> **Request**:
Records follow. Pull out every line that contains "with".

> **Data lines**:
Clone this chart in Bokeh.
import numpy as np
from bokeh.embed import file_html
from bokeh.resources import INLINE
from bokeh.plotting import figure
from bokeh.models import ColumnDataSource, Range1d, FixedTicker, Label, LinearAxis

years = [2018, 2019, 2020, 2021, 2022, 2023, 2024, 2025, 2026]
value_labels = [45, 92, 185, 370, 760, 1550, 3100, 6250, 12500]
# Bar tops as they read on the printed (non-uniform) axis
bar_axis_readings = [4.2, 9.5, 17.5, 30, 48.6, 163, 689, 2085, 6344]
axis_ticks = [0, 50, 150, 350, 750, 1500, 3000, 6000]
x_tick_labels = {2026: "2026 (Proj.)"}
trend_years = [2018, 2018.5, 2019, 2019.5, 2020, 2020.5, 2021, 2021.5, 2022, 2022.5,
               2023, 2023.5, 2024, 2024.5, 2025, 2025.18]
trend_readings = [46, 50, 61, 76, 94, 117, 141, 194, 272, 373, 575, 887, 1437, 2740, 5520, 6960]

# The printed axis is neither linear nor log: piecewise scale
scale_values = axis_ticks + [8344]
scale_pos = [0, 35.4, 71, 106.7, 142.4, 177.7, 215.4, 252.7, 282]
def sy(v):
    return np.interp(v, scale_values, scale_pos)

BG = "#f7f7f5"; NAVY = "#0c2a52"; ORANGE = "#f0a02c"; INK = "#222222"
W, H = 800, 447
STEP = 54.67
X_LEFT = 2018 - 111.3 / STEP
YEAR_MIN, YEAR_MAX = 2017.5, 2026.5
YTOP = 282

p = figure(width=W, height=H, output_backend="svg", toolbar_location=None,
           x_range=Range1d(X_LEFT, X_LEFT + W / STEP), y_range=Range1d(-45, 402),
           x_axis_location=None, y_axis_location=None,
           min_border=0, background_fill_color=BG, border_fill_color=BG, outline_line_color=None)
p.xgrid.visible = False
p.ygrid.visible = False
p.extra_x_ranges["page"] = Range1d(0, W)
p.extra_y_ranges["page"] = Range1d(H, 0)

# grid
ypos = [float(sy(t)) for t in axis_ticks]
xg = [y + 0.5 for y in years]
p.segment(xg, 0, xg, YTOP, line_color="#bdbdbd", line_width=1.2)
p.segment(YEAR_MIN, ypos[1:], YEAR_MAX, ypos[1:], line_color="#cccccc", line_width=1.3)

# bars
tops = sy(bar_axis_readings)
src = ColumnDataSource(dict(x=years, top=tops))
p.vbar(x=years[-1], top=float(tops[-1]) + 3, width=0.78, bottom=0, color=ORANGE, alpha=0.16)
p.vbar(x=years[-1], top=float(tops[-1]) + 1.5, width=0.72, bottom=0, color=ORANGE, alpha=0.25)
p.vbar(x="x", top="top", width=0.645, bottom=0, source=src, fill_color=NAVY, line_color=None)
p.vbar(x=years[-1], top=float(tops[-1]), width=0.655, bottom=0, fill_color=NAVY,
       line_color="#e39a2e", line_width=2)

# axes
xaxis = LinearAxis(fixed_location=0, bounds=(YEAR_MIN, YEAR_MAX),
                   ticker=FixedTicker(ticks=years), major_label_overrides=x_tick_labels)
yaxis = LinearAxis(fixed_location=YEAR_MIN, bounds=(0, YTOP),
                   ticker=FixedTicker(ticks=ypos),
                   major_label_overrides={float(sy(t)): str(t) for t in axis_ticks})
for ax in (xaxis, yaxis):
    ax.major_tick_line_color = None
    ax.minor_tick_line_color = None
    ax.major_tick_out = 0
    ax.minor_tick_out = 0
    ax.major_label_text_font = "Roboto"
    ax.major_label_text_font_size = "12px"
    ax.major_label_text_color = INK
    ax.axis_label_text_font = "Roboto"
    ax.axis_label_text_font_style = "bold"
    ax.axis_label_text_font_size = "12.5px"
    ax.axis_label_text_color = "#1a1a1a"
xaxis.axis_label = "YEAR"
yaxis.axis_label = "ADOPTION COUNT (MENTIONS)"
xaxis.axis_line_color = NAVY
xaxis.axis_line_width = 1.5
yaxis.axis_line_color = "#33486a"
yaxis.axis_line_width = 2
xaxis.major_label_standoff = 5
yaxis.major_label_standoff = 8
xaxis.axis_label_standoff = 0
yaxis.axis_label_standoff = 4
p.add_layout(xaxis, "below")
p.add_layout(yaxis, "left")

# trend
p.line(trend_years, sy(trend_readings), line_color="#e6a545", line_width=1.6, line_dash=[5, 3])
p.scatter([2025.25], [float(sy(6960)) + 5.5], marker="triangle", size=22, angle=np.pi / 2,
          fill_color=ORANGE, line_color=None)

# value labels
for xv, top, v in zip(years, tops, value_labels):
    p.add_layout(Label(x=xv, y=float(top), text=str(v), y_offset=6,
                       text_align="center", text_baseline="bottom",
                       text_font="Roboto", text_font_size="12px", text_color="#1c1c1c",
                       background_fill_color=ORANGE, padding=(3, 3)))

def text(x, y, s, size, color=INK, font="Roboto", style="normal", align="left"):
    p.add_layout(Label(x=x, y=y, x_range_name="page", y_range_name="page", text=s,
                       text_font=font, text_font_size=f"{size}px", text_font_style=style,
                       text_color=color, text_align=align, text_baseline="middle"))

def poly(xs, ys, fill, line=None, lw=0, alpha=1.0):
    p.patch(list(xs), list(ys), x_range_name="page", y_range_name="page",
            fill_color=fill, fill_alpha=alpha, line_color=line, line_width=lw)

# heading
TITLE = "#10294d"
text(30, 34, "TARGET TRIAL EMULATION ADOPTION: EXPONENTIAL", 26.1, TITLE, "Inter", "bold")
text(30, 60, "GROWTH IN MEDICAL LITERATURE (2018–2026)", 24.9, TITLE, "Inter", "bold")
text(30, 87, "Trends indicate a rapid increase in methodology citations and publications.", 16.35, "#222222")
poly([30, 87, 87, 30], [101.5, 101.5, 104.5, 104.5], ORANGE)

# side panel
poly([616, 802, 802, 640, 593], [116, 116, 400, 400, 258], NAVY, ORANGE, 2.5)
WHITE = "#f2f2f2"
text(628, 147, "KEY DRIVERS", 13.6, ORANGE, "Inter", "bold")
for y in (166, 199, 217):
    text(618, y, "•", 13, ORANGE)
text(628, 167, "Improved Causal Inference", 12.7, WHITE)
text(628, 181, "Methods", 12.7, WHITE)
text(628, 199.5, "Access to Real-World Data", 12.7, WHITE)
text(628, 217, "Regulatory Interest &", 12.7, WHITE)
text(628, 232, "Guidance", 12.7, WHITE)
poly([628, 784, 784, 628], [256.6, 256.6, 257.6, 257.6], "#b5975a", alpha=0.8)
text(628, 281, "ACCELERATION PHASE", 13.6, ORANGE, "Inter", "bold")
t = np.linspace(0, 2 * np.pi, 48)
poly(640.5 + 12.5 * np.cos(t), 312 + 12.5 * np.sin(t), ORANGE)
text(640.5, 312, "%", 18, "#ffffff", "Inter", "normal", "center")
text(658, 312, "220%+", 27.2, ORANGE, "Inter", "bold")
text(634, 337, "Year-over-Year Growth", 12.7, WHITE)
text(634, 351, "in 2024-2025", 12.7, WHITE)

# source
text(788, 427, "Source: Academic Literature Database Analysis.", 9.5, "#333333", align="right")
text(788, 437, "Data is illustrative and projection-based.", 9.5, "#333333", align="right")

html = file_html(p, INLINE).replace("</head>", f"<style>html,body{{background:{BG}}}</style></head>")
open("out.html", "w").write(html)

* * *

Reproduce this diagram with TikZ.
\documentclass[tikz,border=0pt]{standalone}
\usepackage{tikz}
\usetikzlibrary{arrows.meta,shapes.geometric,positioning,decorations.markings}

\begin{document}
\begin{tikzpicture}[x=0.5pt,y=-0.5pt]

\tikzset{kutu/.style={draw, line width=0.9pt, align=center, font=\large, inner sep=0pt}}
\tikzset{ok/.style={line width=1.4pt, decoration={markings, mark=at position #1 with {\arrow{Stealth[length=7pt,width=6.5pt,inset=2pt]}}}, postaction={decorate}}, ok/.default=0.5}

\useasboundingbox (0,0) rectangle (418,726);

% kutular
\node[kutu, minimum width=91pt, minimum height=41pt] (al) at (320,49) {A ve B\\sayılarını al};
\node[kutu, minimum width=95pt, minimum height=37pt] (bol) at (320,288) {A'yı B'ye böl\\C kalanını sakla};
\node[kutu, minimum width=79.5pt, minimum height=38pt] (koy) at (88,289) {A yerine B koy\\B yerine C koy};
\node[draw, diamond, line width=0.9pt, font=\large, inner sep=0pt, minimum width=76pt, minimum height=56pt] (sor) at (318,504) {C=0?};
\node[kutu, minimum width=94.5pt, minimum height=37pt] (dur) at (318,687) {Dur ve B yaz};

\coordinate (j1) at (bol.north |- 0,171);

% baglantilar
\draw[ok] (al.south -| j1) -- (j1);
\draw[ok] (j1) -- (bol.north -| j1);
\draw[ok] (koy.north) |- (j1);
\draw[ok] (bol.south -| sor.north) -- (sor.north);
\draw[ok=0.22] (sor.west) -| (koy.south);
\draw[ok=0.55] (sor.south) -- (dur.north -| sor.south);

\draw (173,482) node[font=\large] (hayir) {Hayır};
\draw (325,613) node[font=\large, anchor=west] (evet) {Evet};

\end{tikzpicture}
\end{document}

> **Task response**:
Reproduce this diagram with TikZ.
\tikzset{ok/.style={line width=1.4pt, decoration={markings, mark=at position #1 with {\arrow{Stealth[length=7pt,width=6.5pt,inset=2pt]}}}, postaction={decorate}}, ok/.default=0.5}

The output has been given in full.